By the late 1980’s, public history institutions were being called upon to be more accountable to their public funding sources. Pushed to operate more like a “business”, these institutions turned a great deal of their attention to public programming as a means of generating visitor revenue. In turn, the visiting public became much more discerning in their expectations, and so public historians faced new challenges in meeting the needs of their audiences.

The Role of a Public Historian
In essence, Margaret Conrad defines the difference between public and academic historians as resting in the manner of delivery and audience:

Academic historians research, write, and teach in university settings, often – but not exclusively – for each other; public historians also research, write, and teach, but they perform these tasks outside of a university milieu, often use methods other than written texts for presenting their work, and usually address a more diversified audience.

The key term in this statement is “diversified audience”. This (I believe) sets public historians apart from other professional historians.
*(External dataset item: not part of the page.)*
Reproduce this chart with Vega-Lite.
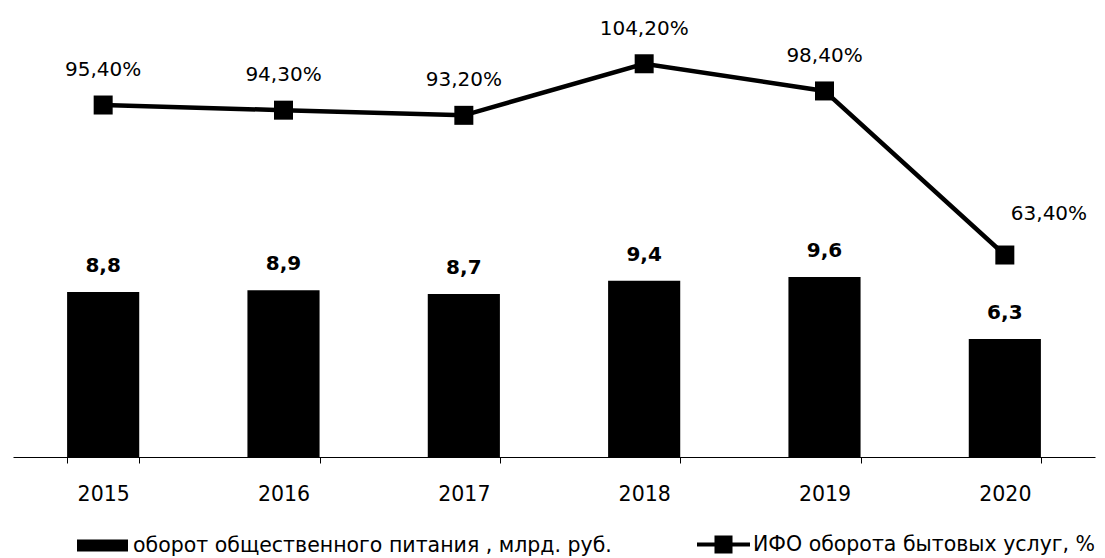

For although public historians work within the same standards of historical inquiry, there is a third dimension to their discipline – that of the recipient of the information and their perceptions about the past. It is not enough to simply present history; the public historian must know their receiving audience, know how they absorb information, and know how to deliver the information in a manner that is specific to their intellectual needs. When public history is practiced well, it is not enough to simply present an interpretation of the past; one must be able to guide the recipient through a process of valid historical inquiry – to engage them in the historian’s craft; enable them to reach their own conclusions; and (ultimately) guide them to their own understanding of what they hold as “true”.
Such an ideal is extremely difficult to achieve – and within the realm of public history, sets the professional apart from the amateur.